One original part of the conference is really to try to highlight that sustainbility is not just about managing our ecological footprints by reducing waste and improving efficiency in the use of resources. It goes far beyond this because society-wide changes are required for sustainability to be truly achieved, and part of this is to focus more on equality. The reason is very simple, it’s the only way to move beyond this dilemma between more growth, which is needed to improve the incomes and employment opportunities for those who have less income and fewer employment opportunities and, on the other hand, environmental sustainability, which, taken seriously, means not to grow further, because more growth, of course, means greater deficiency of resources, more waste and a lesser ability for the ecosystems to cope with this expansion of the economy. So to move beyond this dilemma, growth versus environmental sustainability, greater equality is required.
The more a society is equal, the less growth we need to reduce poverty, basically, and the more a society is equal, the smaller the gap, in other terms, there is between the poorest segments of the population and the richest and the less people will seek to increase consumption as a means to climb up, if you wish, the social ladder and to compete with others based on conspicuous consumption. One of the key drivers of consumption is, of course, to imitate what the social class just above your own is doing and their kind of lifestyle. So, yes, this is why Kate Pickett and Richard Wilkinson have agreed to come, to emphasise the very important goal of equality in achieving this sustainability without having to grow the economy to reduce poverty.
You recently presented your final report as UN special rapporteur on the right to food to the UN Human Rights Council in Geneva. How has your work on global food systems informed your view of European governance?
Well, in two ways, and thanks for asking this because usually this connection is not made, but, first of all, I think that in the debate on the future of food systems and food security, the question of sustainable consumption is never asked. We have focused over the past 35 years on increasing production; we are now paying greater attention to producing sustainably, and to reducing the ecological footprint of production of food but we have not yet asked sufficiently about consumption, and I believe that certain tendencies, such as the increased consumption of meat in many parts of the world, such as the push towards greater production of energy crops for biofuels, show the need to put this squarely on the agenda of the discussions on food security and sustainable consumption. That is certainly one clear connection.
A second connection is perhaps more obvious. Working on food, I was privileged to perceive a large number of initiatives taken by citizens, often at municipal level, with the support of local authorities to rethink their food systems: short food chains, school cantines that source locally and that source from producers who produce with agro-ecological methods, various farmers markets and various ways to connect more closely producers with consumers. All these initiatives, that are really proliferating all over the EU, point towards a kind of transition towards sustainable food systems, which I think can be generalised also to energy use, also to mobility and so on. So food systems are a very important area in which this idea of transition, from the bottom up, if you wish, is emerging as a very important potential to be tapped into.
How has your time spent in the developing world informed your view of European governance?
Well, you see, there is one part of the conference which is on trade and whether it should be rethought to contribute to this transition towards sustainable societies.
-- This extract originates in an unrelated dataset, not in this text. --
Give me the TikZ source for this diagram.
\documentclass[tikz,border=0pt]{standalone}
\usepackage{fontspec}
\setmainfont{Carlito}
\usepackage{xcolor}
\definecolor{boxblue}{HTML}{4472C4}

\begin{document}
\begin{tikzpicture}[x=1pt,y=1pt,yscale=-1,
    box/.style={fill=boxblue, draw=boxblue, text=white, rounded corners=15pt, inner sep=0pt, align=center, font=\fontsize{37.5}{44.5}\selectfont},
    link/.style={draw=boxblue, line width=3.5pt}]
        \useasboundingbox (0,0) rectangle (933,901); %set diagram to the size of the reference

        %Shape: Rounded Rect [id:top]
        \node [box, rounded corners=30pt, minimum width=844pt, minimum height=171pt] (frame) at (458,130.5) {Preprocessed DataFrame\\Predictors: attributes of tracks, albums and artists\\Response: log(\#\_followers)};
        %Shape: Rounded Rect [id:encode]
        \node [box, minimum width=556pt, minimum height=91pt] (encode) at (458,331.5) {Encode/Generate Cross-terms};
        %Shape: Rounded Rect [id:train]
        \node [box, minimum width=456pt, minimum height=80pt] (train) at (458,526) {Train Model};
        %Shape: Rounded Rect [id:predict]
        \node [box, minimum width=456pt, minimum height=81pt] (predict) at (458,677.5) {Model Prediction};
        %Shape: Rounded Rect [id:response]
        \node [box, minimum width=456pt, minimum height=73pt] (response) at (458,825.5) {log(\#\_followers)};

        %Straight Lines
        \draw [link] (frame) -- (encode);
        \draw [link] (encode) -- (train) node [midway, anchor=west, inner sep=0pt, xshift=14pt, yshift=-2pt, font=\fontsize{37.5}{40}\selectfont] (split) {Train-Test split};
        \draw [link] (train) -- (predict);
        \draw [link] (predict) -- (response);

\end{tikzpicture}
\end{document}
Travelling in developing countries, I’ve become aware that there is an emerging discontent with the impact of globalisation. Globalisation has, of course, reduced inequalities between countries, for sure, at least for the large number of developing countries who’ve been able to benefit from globalisation but, at the same time, it has increased inequalities within countries and it has been having a huge environmental impact by increasing levels of environmental damage linked to export-led agriculture, linked to the pressure on the natural resources linked to the increased volumes of trade and we have now, in the developing world, many, one might call, environmental mutinies, many people revolting against these impacts, questioning the model of globalisation that has been dominating policies of the past 20 to 25 years and we need something else.
So part of the conference will be to think about our relationship with the South. We are now in a very awkward situation in which we pride ourselves in the EU in complying with our commitments under the Kyoto protocol of reducing the carbon intensity of our growth and in reducing our greenhouse gas emissions but this is a complete mystification because in reality the reason why we pretend we can succeed in meeting these commitments is simply because we import more from developing countries, who are not forced to reduce their greenhouse gas emissions and we simply have outsourced the most heavily polluting industries.
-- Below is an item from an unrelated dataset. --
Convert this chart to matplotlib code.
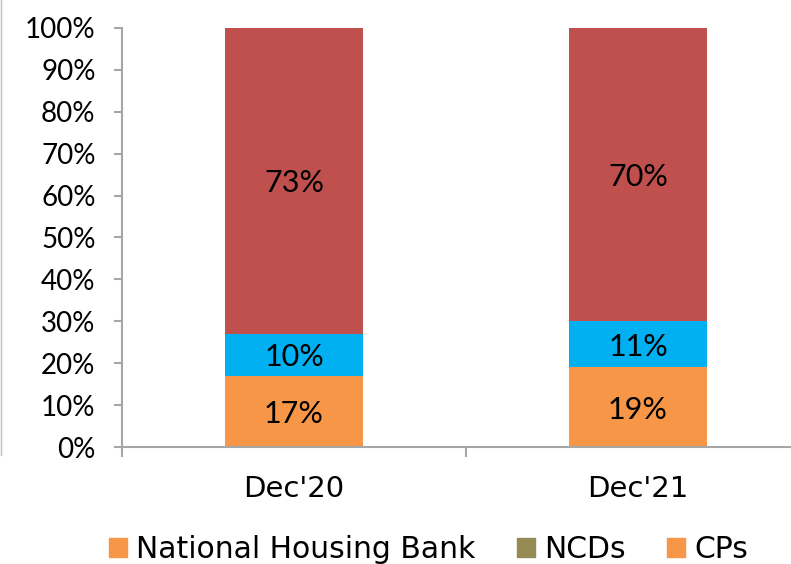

So we need to be aware that the dependency of the EU on the exportation of resources from the Global South has increased, rather than diminished, and that the ecological footprint of our consumption, as opposed to our production in the EU is huge, and has not diminished over the years. So I believe that lifestyle changes in the EU are inevitable and that this will bring about much a more healthy relationship with the Global South and we need to see trade as a means to achieve this, rather than increased volumes of trade as an end in themselves, as they often have been seen in recent years.
Do you see a move to this form of governance as being feasible in the short term?
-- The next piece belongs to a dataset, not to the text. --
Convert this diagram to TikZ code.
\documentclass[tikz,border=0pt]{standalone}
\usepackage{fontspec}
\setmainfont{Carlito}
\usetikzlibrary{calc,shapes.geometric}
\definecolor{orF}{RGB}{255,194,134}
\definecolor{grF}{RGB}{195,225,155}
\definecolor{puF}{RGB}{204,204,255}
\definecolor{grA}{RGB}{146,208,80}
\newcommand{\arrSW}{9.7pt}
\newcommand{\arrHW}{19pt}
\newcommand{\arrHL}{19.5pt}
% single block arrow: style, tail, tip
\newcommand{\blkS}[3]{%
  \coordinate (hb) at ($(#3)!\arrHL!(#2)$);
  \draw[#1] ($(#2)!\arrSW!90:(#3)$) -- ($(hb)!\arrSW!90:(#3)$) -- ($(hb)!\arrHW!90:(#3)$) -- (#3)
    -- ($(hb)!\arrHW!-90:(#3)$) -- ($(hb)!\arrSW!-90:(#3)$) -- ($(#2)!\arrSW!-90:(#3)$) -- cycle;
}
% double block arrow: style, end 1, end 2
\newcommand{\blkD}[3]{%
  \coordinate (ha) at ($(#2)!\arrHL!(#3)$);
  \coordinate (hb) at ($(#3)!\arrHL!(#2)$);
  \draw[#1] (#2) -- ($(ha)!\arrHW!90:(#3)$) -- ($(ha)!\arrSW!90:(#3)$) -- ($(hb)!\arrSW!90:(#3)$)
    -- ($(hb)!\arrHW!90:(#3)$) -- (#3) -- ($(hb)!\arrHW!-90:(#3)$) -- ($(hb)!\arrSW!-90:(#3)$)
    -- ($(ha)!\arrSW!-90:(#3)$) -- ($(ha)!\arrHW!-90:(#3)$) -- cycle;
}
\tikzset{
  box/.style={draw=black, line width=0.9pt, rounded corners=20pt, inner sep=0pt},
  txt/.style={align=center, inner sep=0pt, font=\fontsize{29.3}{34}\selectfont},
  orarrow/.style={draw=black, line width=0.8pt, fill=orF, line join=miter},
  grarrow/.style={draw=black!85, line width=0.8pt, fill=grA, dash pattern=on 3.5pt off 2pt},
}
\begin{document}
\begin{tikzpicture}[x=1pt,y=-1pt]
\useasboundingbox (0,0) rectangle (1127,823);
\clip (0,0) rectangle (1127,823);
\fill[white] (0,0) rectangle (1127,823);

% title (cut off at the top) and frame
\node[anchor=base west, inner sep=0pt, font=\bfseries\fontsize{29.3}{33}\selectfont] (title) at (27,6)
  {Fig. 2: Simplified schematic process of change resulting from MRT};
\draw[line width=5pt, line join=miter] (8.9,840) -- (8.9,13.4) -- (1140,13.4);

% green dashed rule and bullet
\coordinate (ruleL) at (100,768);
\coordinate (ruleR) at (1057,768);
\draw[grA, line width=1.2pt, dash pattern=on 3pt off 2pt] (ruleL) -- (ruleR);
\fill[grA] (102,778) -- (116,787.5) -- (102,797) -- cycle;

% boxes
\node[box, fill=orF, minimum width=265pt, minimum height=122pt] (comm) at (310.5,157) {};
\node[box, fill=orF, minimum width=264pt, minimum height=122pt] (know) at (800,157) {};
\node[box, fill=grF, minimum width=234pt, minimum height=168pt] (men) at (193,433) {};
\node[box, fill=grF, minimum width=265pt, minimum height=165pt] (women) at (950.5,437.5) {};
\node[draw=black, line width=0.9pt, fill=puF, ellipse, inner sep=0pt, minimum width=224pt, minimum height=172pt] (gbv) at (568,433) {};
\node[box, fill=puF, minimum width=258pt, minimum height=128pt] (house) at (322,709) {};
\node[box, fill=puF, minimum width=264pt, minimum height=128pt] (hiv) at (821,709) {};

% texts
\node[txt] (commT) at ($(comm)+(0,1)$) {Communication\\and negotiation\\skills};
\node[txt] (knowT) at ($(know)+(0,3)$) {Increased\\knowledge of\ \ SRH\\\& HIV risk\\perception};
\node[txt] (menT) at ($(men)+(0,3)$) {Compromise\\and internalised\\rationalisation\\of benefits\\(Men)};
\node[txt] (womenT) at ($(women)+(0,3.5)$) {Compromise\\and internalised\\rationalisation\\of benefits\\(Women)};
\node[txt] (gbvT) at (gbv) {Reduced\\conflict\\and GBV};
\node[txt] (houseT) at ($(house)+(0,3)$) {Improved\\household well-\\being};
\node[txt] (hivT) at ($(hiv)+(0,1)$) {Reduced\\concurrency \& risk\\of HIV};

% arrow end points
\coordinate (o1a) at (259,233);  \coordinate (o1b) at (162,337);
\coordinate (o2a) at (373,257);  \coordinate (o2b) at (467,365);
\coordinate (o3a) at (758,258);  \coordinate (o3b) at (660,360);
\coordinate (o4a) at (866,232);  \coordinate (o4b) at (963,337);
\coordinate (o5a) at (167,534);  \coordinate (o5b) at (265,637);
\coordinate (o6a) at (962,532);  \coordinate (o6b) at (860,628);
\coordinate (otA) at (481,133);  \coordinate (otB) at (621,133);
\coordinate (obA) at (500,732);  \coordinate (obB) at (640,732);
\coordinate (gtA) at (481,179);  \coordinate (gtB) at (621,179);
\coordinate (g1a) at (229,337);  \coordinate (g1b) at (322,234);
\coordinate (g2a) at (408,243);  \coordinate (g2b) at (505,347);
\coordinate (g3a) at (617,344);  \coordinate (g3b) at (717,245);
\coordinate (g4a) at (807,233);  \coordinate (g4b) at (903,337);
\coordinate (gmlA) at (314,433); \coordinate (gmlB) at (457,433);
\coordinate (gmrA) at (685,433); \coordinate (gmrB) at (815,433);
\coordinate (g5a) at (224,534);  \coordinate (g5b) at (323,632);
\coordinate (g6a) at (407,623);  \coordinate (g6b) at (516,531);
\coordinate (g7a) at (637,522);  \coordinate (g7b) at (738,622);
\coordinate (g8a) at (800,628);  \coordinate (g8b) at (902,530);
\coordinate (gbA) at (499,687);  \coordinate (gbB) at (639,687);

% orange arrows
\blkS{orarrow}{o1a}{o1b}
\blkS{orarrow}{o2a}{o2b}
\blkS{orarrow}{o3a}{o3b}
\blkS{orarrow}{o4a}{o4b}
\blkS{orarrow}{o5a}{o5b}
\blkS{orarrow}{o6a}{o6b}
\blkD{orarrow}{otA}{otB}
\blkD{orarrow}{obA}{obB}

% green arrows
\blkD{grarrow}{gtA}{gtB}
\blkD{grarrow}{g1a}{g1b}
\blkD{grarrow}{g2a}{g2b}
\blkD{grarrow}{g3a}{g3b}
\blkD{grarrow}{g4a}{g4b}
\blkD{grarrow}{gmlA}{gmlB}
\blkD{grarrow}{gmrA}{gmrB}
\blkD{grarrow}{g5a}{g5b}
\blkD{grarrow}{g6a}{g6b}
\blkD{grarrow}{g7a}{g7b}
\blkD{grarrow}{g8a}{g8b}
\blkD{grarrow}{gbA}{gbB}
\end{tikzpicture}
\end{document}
I think there is a huge potential given the level of interest civil society has for these initiatives that I have tried to highlight, promote and have discussed. One very minor indicator of this is simply the success of the conference itself. It was announced at the end of January and over the first 48 hours we had more than 1,000 people wanting to register for a room that could not accept all these people wishing to participate. It was very impressive to see how much interest there is for connecting better the EU to transition initiatives that try to prepare the ecological transitions without, basically, waiting for governments to act, so that is one reason why I’m optimistic. I see a huge demand from civil society for this to move.
Secondly, I think we have a lot we can build upon. More and more municipalities – particularly because I emphasise, again, the importance of the local level – are connecting with citizens groups, consumers, producers who innovate with energy, transport, food, for example. There are now catalogues of these initiatives that are being prepared and the number of initiatives that are developing is very important and, I think, the question really is whether the EU sees this as an opportunity, whether it shall be able to accelerate the sharing of experiences across the EU, so that the solutions that work in one member state can be a source of inspiration for other member states and I think the EU, which is really in need of improving its legitimacy in the eyes of citizens, would have much to gain by tapping into these social movements. But, of course, this would require the EU to see itself as something else than a machine to produce new rules and to organise inter-governmental negotiations on harmonisation or mutual recognition. It requires the EU to see itself as a learning machine, if you wish, to accelerate exchanges and experiences on transition processes across the member states.
This is a shortened version of the full interview.